Request -
Write out the entire listing below exactly, with the pictures left out.

Given data -
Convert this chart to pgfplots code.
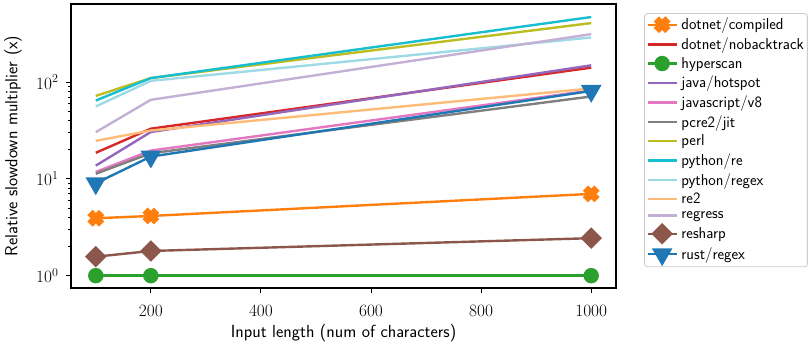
\documentclass[border=0pt]{standalone}
\usepackage{pgfplots}
\pgfplotsset{compat=1.18}

% tab10 / tab20 colours
\definecolor{tblue}{HTML}{1F77B4}
\definecolor{torange}{HTML}{FF7F0E}
\definecolor{tgreen}{HTML}{2CA02C}
\definecolor{tred}{HTML}{D62728}
\definecolor{tpurple}{HTML}{9467BD}
\definecolor{tbrown}{HTML}{8C564B}
\definecolor{tpink}{HTML}{E377C2}
\definecolor{tgray}{HTML}{7F7F7F}
\definecolor{tolive}{HTML}{BCBD22}
\definecolor{tcyan}{HTML}{17BECF}
\definecolor{tlcyan}{HTML}{9EDAE5}
\definecolor{tlorange}{HTML}{FFBB78}
\definecolor{tlpurple}{HTML}{C5B0D5}

% filled "X" marker
\pgfdeclareplotmark{Xfill}{%
  \pgftransformrotate{45}%
  \pgfpathmoveto{\pgfqpoint{0.36\pgfplotmarksize}{\pgfplotmarksize}}%
  \pgfpathlineto{\pgfqpoint{0.36\pgfplotmarksize}{0.36\pgfplotmarksize}}%
  \pgfpathlineto{\pgfqpoint{\pgfplotmarksize}{0.36\pgfplotmarksize}}%
  \pgfpathlineto{\pgfqpoint{\pgfplotmarksize}{-0.36\pgfplotmarksize}}%
  \pgfpathlineto{\pgfqpoint{0.36\pgfplotmarksize}{-0.36\pgfplotmarksize}}%
  \pgfpathlineto{\pgfqpoint{0.36\pgfplotmarksize}{-\pgfplotmarksize}}%
  \pgfpathlineto{\pgfqpoint{-0.36\pgfplotmarksize}{-\pgfplotmarksize}}%
  \pgfpathlineto{\pgfqpoint{-0.36\pgfplotmarksize}{-0.36\pgfplotmarksize}}%
  \pgfpathlineto{\pgfqpoint{-\pgfplotmarksize}{-0.36\pgfplotmarksize}}%
  \pgfpathlineto{\pgfqpoint{-\pgfplotmarksize}{0.36\pgfplotmarksize}}%
  \pgfpathlineto{\pgfqpoint{-0.36\pgfplotmarksize}{0.36\pgfplotmarksize}}%
  \pgfpathlineto{\pgfqpoint{-0.36\pgfplotmarksize}{\pgfplotmarksize}}%
  \pgfpathclose
  \pgfusepathqfillstroke
}

\begin{document}
\begin{tikzpicture}
\useasboundingbox (-71pt,-56pt) rectangle (737pt,288pt);
\begin{axis}[
    at={(0,0)}, anchor=south west,
    scale only axis,
    width=545pt, height=284pt,
    xmin=55, xmax=1045,
    ymode=log, ymin=0.746, ymax=641,
    xtick={200,400,600,800,1000},
    ytick={1,10,100},
    /pgf/number format/set thousands separator={},
    tick align=outside,
    major tick length=5pt, minor tick length=3pt,
    every tick/.style={black, line width=0.9pt},
    axis line style={line width=1.1pt},
    xtick pos=bottom, ytick pos=left,
    tick label style={font=\fontsize{17.4}{20}\selectfont},
    xticklabel style={yshift=-9pt},
    yticklabel shift=4pt,
    label style={font=\sffamily\fontsize{17.5}{20}\selectfont},
    xlabel={Input length (num of characters)},
    ylabel={Relative slowdown multiplier (x)},
    xlabel style={at={(axis description cs:0.5,-0.1736)}, anchor=base},
    ylabel style={at={(axis description cs:-0.1064,0.5)}, anchor=center},
    every axis plot/.append style={line width=2.4pt},
    legend style={
        at={(1.0514,0.968)}, anchor=north west,
        draw=black!20, line width=0.9pt, rounded corners=3pt,
        fill=white,
        font=\sffamily\fontsize{15.8}{18}\selectfont,
        row sep=3.3pt, inner xsep=2pt, inner ysep=3pt,
        nodes={inner sep=1.5pt},
        /tikz/every odd column/.append style={column sep=2pt},
    },
    legend cell align=left,
    legend image code/.code={%
        \draw[mark repeat=2,mark phase=2,#1]
            plot coordinates {(0pt,0pt) (14.5pt,0pt) (29pt,0pt)};},
]
\addplot[torange, mark=Xfill, mark size=7pt] coordinates {
    (100,3.92) (200,4.14) (1000,7.0)};
\addlegendentry{dotnet/compiled}
\addplot[tred] coordinates {
    (100,18.6) (200,33.0) (1000,141)};
\addlegendentry{dotnet/nobacktrack}
\addplot[tgreen, mark=*, mark size=6.5pt] coordinates {
    (100,1) (200,1) (1000,1)};
\addlegendentry{hyperscan}
\addplot[tpurple] coordinates {
    (100,13.7) (200,30.5) (1000,149)};
\addlegendentry{java/hotspot}
\addplot[tpink] coordinates {
    (100,11.8) (200,19.6) (1000,82)};
\addlegendentry{javascript/v8}
\addplot[tgray] coordinates {
    (100,11.3) (200,18.4) (1000,71)};
\addlegendentry{pcre2/jit}
\addplot[tolive] coordinates {
    (100,72) (200,110) (1000,407)};
\addlegendentry{perl}
\addplot[tcyan] coordinates {
    (100,64.5) (200,110) (1000,470)};
\addlegendentry{python/re}
\addplot[tlcyan] coordinates {
    (100,56) (200,103) (1000,289)};
\addlegendentry{python/regex}
\addplot[tlorange] coordinates {
    (100,24.7) (200,31.6) (1000,86)};
\addlegendentry{re2}
\addplot[tlpurple] coordinates {
    (100,30.4) (200,65.6) (1000,313)};
\addlegendentry{regress}
\addplot[tbrown, mark=square*, mark size=6.4pt, mark options={rotate=45}] coordinates {
    (100,1.57) (200,1.80) (1000,2.44)};
\addlegendentry{resharp}
\addplot[tblue, mark=triangle*, mark size=9.5pt, mark options={rotate=180}] coordinates {
    (100,9.0) (200,17.0) (1000,81)};
\addlegendentry{rust/regex}
\end{axis}
\end{tikzpicture}
\end{document}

Final answer -
Convert this chart to pgfplots code.
\documentclass[border=0pt]{standalone}
\usepackage{pgfplots}
\pgfplotsset{compat=1.18}

% tab10 / tab20 colours
\definecolor{tblue}{HTML}{1F77B4}
\definecolor{torange}{HTML}{FF7F0E}
\definecolor{tgreen}{HTML}{2CA02C}
\definecolor{tred}{HTML}{D62728}
\definecolor{tpurple}{HTML}{9467BD}
\definecolor{tbrown}{HTML}{8C564B}
\definecolor{tpink}{HTML}{E377C2}
\definecolor{tgray}{HTML}{7F7F7F}
\definecolor{tolive}{HTML}{BCBD22}
\definecolor{tcyan}{HTML}{17BECF}
\definecolor{tlcyan}{HTML}{9EDAE5}
\definecolor{tlorange}{HTML}{FFBB78}
\definecolor{tlpurple}{HTML}{C5B0D5}

% filled "X" marker
\pgfdeclareplotmark{Xfill}{%
  \pgftransformrotate{45}%
  \pgfpathmoveto{\pgfqpoint{0.36\pgfplotmarksize}{\pgfplotmarksize}}%
  \pgfpathlineto{\pgfqpoint{0.36\pgfplotmarksize}{0.36\pgfplotmarksize}}%
  \pgfpathlineto{\pgfqpoint{\pgfplotmarksize}{0.36\pgfplotmarksize}}%
  \pgfpathlineto{\pgfqpoint{\pgfplotmarksize}{-0.36\pgfplotmarksize}}%
  \pgfpathlineto{\pgfqpoint{0.36\pgfplotmarksize}{-0.36\pgfplotmarksize}}%
  \pgfpathlineto{\pgfqpoint{0.36\pgfplotmarksize}{-\pgfplotmarksize}}%
  \pgfpathlineto{\pgfqpoint{-0.36\pgfplotmarksize}{-\pgfplotmarksize}}%
  \pgfpathlineto{\pgfqpoint{-0.36\pgfplotmarksize}{-0.36\pgfplotmarksize}}%
  \pgfpathlineto{\pgfqpoint{-\pgfplotmarksize}{-0.36\pgfplotmarksize}}%
  \pgfpathlineto{\pgfqpoint{-\pgfplotmarksize}{0.36\pgfplotmarksize}}%
  \pgfpathlineto{\pgfqpoint{-0.36\pgfplotmarksize}{0.36\pgfplotmarksize}}%
  \pgfpathlineto{\pgfqpoint{-0.36\pgfplotmarksize}{\pgfplotmarksize}}%
  \pgfpathclose
  \pgfusepathqfillstroke
}

\begin{document}
\begin{tikzpicture}
\useasboundingbox (-71pt,-56pt) rectangle (737pt,288pt);
\begin{axis}[
    at={(0,0)}, anchor=south west,
    scale only axis,
    width=545pt, height=284pt,
    xmin=55, xmax=1045,
    ymode=log, ymin=0.746, ymax=641,
    xtick={200,400,600,800,1000},
    ytick={1,10,100},
    /pgf/number format/set thousands separator={},
    tick align=outside,
    major tick length=5pt, minor tick length=3pt,
    every tick/.style={black, line width=0.9pt},
    axis line style={line width=1.1pt},
    xtick pos=bottom, ytick pos=left,
    tick label style={font=\fontsize{17.4}{20}\selectfont},
    xticklabel style={yshift=-9pt},
    yticklabel shift=4pt,
    label style={font=\sffamily\fontsize{17.5}{20}\selectfont},
    xlabel={Input length (num of characters)},
    ylabel={Relative slowdown multiplier (x)},
    xlabel style={at={(axis description cs:0.5,-0.1736)}, anchor=base},
    ylabel style={at={(axis description cs:-0.1064,0.5)}, anchor=center},
    every axis plot/.append style={line width=2.4pt},
    legend style={
        at={(1.0514,0.968)}, anchor=north west,
        draw=black!20, line width=0.9pt, rounded corners=3pt,
        fill=white,
        font=\sffamily\fontsize{15.8}{18}\selectfont,
        row sep=3.3pt, inner xsep=2pt, inner ysep=3pt,
        nodes={inner sep=1.5pt},
        /tikz/every odd column/.append style={column sep=2pt},
    },
    legend cell align=left,
    legend image code/.code={%
        \draw[mark repeat=2,mark phase=2,#1]
            plot coordinates {(0pt,0pt) (14.5pt,0pt) (29pt,0pt)};},
]
\addplot[torange, mark=Xfill, mark size=7pt] coordinates {
    (100,3.92) (200,4.14) (1000,7.0)};
\addlegendentry{dotnet/compiled}
\addplot[tred] coordinates {
    (100,18.6) (200,33.0) (1000,141)};
\addlegendentry{dotnet/nobacktrack}
\addplot[tgreen, mark=*, mark size=6.5pt] coordinates {
    (100,1) (200,1) (1000,1)};
\addlegendentry{hyperscan}
\addplot[tpurple] coordinates {
    (100,13.7) (200,30.5) (1000,149)};
\addlegendentry{java/hotspot}
\addplot[tpink] coordinates {
    (100,11.8) (200,19.6) (1000,82)};
\addlegendentry{javascript/v8}
\addplot[tgray] coordinates {
    (100,11.3) (200,18.4) (1000,71)};
\addlegendentry{pcre2/jit}
\addplot[tolive] coordinates {
    (100,72) (200,110) (1000,407)};
\addlegendentry{perl}
\addplot[tcyan] coordinates {
    (100,64.5) (200,110) (1000,470)};
\addlegendentry{python/re}
\addplot[tlcyan] coordinates {
    (100,56) (200,103) (1000,289)};
\addlegendentry{python/regex}
\addplot[tlorange] coordinates {
    (100,24.7) (200,31.6) (1000,86)};
\addlegendentry{re2}
\addplot[tlpurple] coordinates {
    (100,30.4) (200,65.6) (1000,313)};
\addlegendentry{regress}
\addplot[tbrown, mark=square*, mark size=6.4pt, mark options={rotate=45}] coordinates {
    (100,1.57) (200,1.80) (1000,2.44)};
\addlegendentry{resharp}
\addplot[tblue, mark=triangle*, mark size=9.5pt, mark options={rotate=180}] coordinates {
    (100,9.0) (200,17.0) (1000,81)};
\addlegendentry{rust/regex}
\end{axis}
\end{tikzpicture}
\end{document}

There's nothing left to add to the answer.